Sumber-sumber prasasti, naskah-naskah hukum dan berita-berita asing tidak mengungkapkan siapa-siapa yang menajdi pencuri, pembegal, perampok, garong atau kecu. Memang banyak kemungkinannya, seperti budak-budak yang melarikan diri dari tuannya, penduduk desa yang tidak mempunyai tanah pertanian, petani-petani gurem, atau orang-orang yang memang dasarnya mursal (recalcitrant). Kelompok terakhir itu memang selalu ada pada bangsa apa pun juga dan kapan pun juga (Hobsbawm,1972:33).

Dengan demikian dapat dipahami mengapa di zaman klasik ada juga kasus-kasus ‘minifundisme’ atau bahkan orang-orang yang sama sekali tidak mempunyai lahan pertanian, yang dengan sendirinya kebanyakan hanyalah menjadi buruh musiman. Di waktu tidak ada pekerjaan, orang-orang semacam itulah yang mudah terbawa ke dalam tindak kriminal, seperti mencuri, membegal atau berkelompok menjadi perampok, garong atau kecu.

Perbanditan memang biasa merajalela di daerah-daerah terpencil, di daerah perbukitan, di perhutanan atau di daerah muara sungai yang berdelta (Hobsbawm,1972:21), lebih-lebih kalau daerah tersebut ada jalan perdagangan.


Catatan:

[1]. Lūdan; berdasarkan arti katanya dapat diperkirakan bahwa yang dimaksud dengan kejahatan itu adalah seperti dalam Kuṭāra Mānawa yaitu ‘barang siapa dalam perkelahian tidak berhasil menang, tetapi malah kalah dari lawannya dan akhirnya lari mengungsi ke dalam rumah dalam kejaran lawannya, kemudian mati terbunuh oleh yang mengejar” (Slamet Muljana, 1967,ps.255).
[2]. Belum ditemukan perumusannya.
[3]. Bhaṇḍihalādi; sebetulnya kata yang sering dijumpai dalam prasasti-prasasti adalah maṇḍihalādi.
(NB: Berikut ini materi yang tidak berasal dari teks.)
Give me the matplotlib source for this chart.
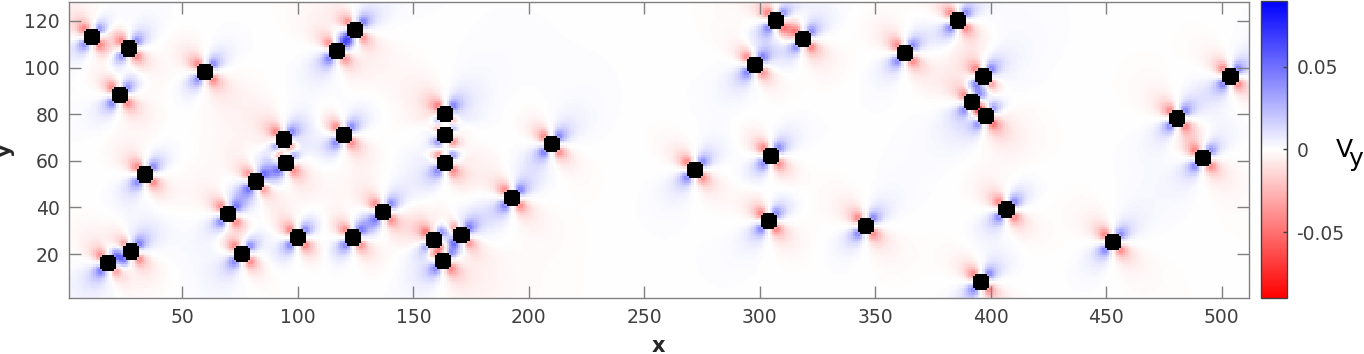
import numpy as np
import matplotlib
matplotlib.use('Agg')
import matplotlib.pyplot as plt
from matplotlib.colors import LinearSegmentedColormap

# particle centres
px = [10.9, 26.9, 60.1, 23, 94, 120, 117, 125.2, 33.8, 94.9, 81.9, 69.9, 100.1, 124.1, 75.9,
      28.1, 18.1, 136.9, 159, 171.1, 162.9, 193.2, 164.2, 164.2, 164.2, 210, 272, 305, 304.1,
      346.1, 407.2, 453.1, 395.9, 492, 481.2, 504, 398.1, 392, 397.2, 385.9, 363, 298, 307, 319]
py = [113.1, 108.1, 98, 87.8, 68.8, 71, 106.9, 116.3, 53.8, 59.1, 50.7, 37.1, 26.9, 26.9, 19.8,
      20.9, 15.9, 37.8, 25.7, 28, 16.7, 43.8, 59.1, 71, 80.2, 67.1, 55.9, 62.4, 33.9,
      31.8, 38.7, 24.9, 7.6, 61.1, 77.9, 96, 78.8, 84.8, 96, 120.1, 105.9, 101, 120, 111.9]

xticks = [50, 100, 150, 200, 250, 300, 350, 400, 450, 500]
yticks = [20, 40, 60, 80, 100, 120]
cticks = [-0.05, 0, 0.05]
clabels = ['-0.05', '0', '0.05']

radius = 3.8
vmax = 0.0895
grey = '#404040'

# the background is not read cell by cell: it is an approximate quadrupole
# flow summed over the particle centres above
gx, gy = np.meshgrid(np.arange(1, 513), np.arange(1, 129))
vy = np.zeros(gx.shape)
inside = np.zeros(gx.shape, dtype=bool)
for cx, cy in zip(px, py):
    dx = gx - round(cx)
    dy = gy - round(cy)
    r = np.maximum(np.hypot(dx, dy), 0.1)
    inside |= r <= radius
    edge = np.clip(1 - (radius / r) ** 4, 0, None)
    s = 2 * dx * dy / r ** 2
    vy += np.sign(s) * np.abs(s) ** 1.5 * 2.5 / r ** 2.3 * edge

cmap = LinearSegmentedColormap.from_list('rwb', ['#ff0000', '#ffffff', '#0000ff'], N=256)
cmap.set_bad('black')

fig = plt.figure(figsize=(13.64, 3.54), dpi=100)
ax = fig.add_axes([69.3 / 1364, 1 - 298.3 / 354, 1180 / 1364, 296 / 354])
im = ax.imshow(np.ma.array(vy, mask=inside), origin='lower', cmap=cmap, vmin=-vmax, vmax=vmax,
               extent=(0.5, 512.5, 0.5, 128.5), aspect='auto', interpolation='nearest')
ax.set_xlim(1, 512)
ax.set_ylim(1, 128)
ax.set_xticks(xticks)
ax.set_yticks(yticks)
ax.tick_params(direction='in', length=8.6, width=1, color='#808080', labelcolor=grey,
               labelsize=13.5, top=True, right=True, pad=7)
for s in ax.spines.values():
    s.set_color('#808080')
    s.set_linewidth(1)

cax = fig.add_axes([1261 / 1364, 1 - 297.6 / 354, 25.7 / 1364, 296.3 / 354])
cb = fig.colorbar(im, cax=cax)
cb.set_ticks(cticks, labels=clabels)
cb.ax.tick_params(direction='in', length=3, width=1, color=grey, labelcolor=grey, labelsize=13.5, pad=7)
cb.outline.set_edgecolor(grey)
cb.outline.set_linewidth(1)

fig.text(658 / 1364, 1 - 346 / 354, 'x', fontsize=15, fontweight='bold', color='#262626', ha='center', va='center')
fig.text(5 / 1364, 1 - 150 / 354, 'y', fontsize=15, fontweight='bold', color='#262626', ha='center', va='center',
         rotation=90)
fig.text(1336 / 1364, 1 - 157 / 354, 'V', fontsize=18, color='black', ha='left', va='baseline')
fig.text(1348 / 1364, 1 - 166 / 354, 'y', fontsize=18, color='black', ha='left', va='baseline')

fig.savefig('out.png', dpi=100)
Di dalam kamus, kata maṇḍi diartikan merugikan, berbahaya, membahayakan secara magis. Mungkin yang dimaksud adalah kejahatan dengan menggunakan kekuatan magis?, belum diketahui pasti.


Daftar Acuan:

E.J. Hobsbawm, 1972. Bandits. Harmondsworth: Penguin Books (A Pelican book).
F.H. van Naerssen,1941b, “De Aṣṭadaśawyawahāra in het Oudhavaansch”, BKI 100, 357-376. English translation by Eva Hooykaas, “The Aṣṭadaśavyavahāra in Old Javanese”, JGIS 15 (1956),111-132.
Slamet Muljana, 1967, Perundang-Undangan Madjapahit. Djakarta: Bhratara.


Boechari 
2012.Melacak Sejarah Kuna Indonesia Lewat Prasasti. Jakarta: KPG.